I have to run my U-net model on a large 3D image, so I chop it into smaller portions, run it individually, and then put them together.
code_1.py chops the large 3D image into smaller portions and calls code_2.py inside a for loop where each call contains a small piece of the (chopped) image.
Everything works fine when I call code_2.py inside code_1.py as:
for small_img in large_img_list:
torch.cuda.empty_cache()
os.system('%s %s %s' % ('python3', 'code_2.py', small_img))

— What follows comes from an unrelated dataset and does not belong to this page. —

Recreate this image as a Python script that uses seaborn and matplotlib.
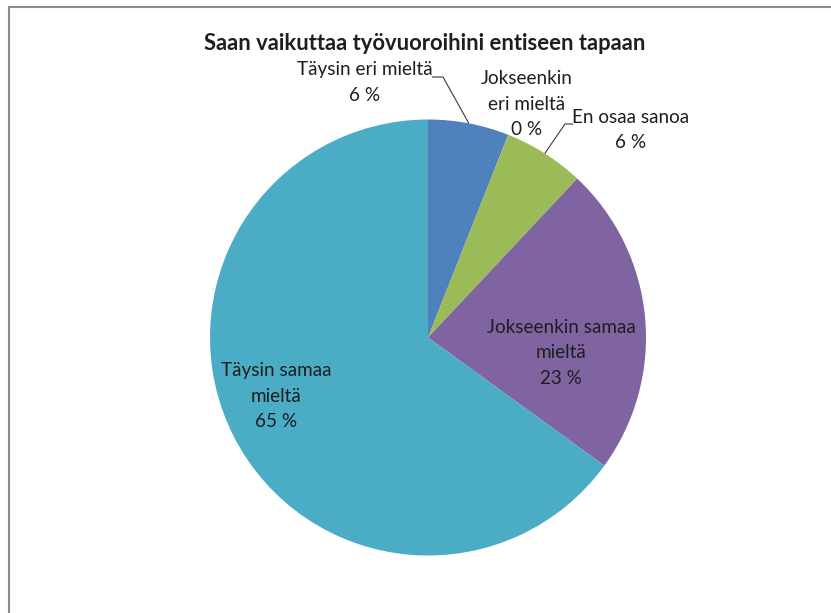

However, when I put the code of code_2.py into a function inside the same file (code_2.py) and import this file into code_1.py and do function calls, I run out of CUDA memory. The code is below.
# This is code_1.py
from code_2 import *
for small_img in large_img_list:
torch.cuda.empty_cache()
RunModels(small_img)
Why is this? I clear every tensor I allocate inside code_2.py
torch.cuda.empty_cache()
del image
del mask
Maybe this is a python problem rather than PyTorch problem?
Your import might be already executing some code and maybe even initializing a (separate) CUDA context. You could check if my adding print statements to the methods on code_2 and also check the memory usage right after the import.
Thank you for your answer. You are right, when I import code_2.py, it does execute lines in the global context inside code_2.py which is understandable but it doesn’t obviously execute the function RunModels() which is inside code_2.py and doing all the work.
However, when I print the memory allocation, it doesn’t allocate any memory right before and after import.
t = torch.cuda.get_device_properties(0).total_memory
r = torch.cuda.memory_reserved(0)
a = torch.cuda.memory_allocated(0)
f = r-a # free inside reserved
print("\ttotal_memory\t", t)
print("\tmemory_reserved\t", r)
print("\tmemory_allocated\t", a)
print("\tfree inside reserved\t", f, "\n\n")